Additional Compensation. In addition to the base salary pursuant to paragraph 7 above, Employee shall be paid additional compensation pursuant to the following methodology: net collected revenues attributable to the Employee minus: (1) all billing expenses associated with the collection of revenues attributable to Employee; (2) all healthcare provider taxes, business and occupancy (BO) taxes and other taxes attributable to the generation of revenue by Employee; (3) all direct Employee expenses attributable to the provision of pain management services . . . (4) a pro rata share . . . of all direct practice management expenses attributable to the provision of pain management services . . . (5) a pro rata share . . . of all direct practice management expenses of GAS . . . the sum of which, if any, shall be available for distribution to Employee. Such sum shall be distributed to Employee up to $110,000 per calender year. In the event that such sum exceeds $110,000 per calender year, then such additional sum shall be distributed in such a manner that GAS shall receive twenty percent (20%) of such additional sum and Employee shall receive eighty percent (80%) of such additional sum. The additional compensation calculation shall be done on a quarterly basis and the resulting distribution, if any, shall be made as soon as reasonably possible after the end of each quarter. The methodology for determining the additional compensation for Employee may be changed from time to time by the Board of Directors of GAS.
Id. ¶ 8. The agreement provides that whenever Dr. Baylor departed, GAS was required to pay Dr. Baylor his base salary and additional compensation as required under the agreement "subject to setoff for any amounts owed GAS by [Dr. Baylor]." Id. ¶ 20.

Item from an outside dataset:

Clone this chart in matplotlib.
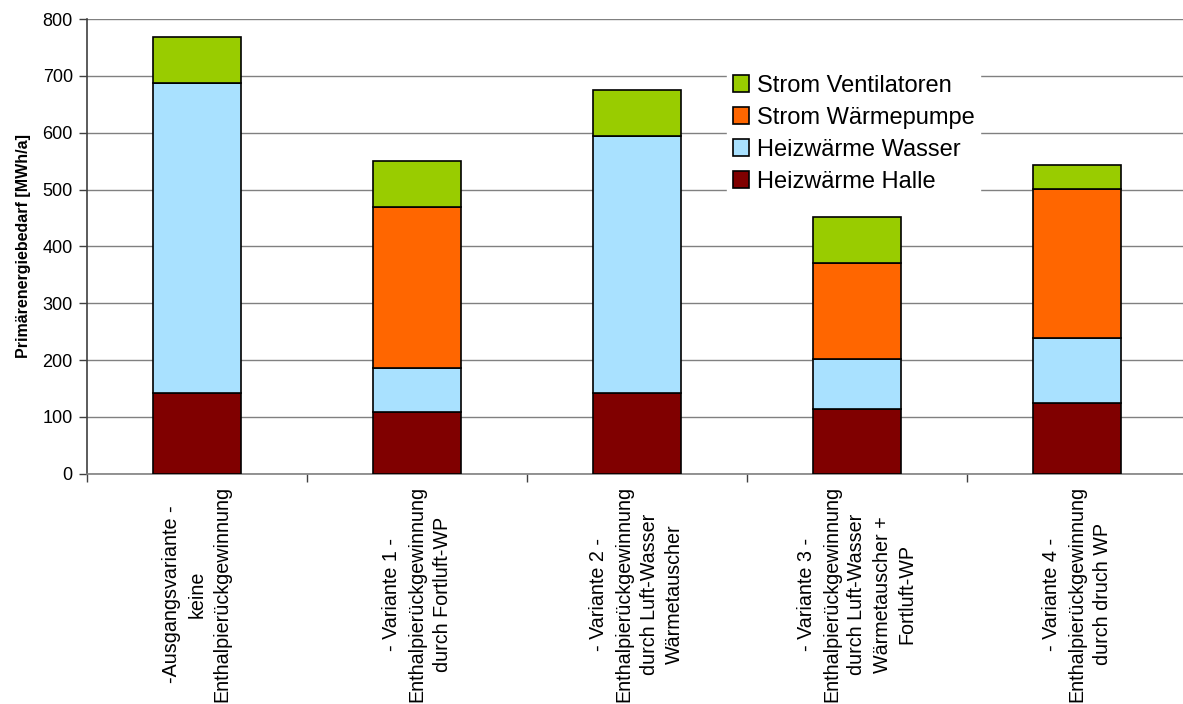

In August 2003, GAS discovered an ongoing billing error by MMP. An improper classification of the facility where GAS physicians provided service caused the error. The error caused GAS to overcharge third-party payors. As a result, GAS overstated revenues and overpaid its physicians through "Additional Compensation." GAS sought to pay back the overcharged third parties and recover the amounts mistakenly paid to the physicians. Rather than ask the physicians to write GAS a check for the amounts overpaid, GAS adjusted net revenues, which in turn lowered the amount of "Additional Compensation" available to pay each physician.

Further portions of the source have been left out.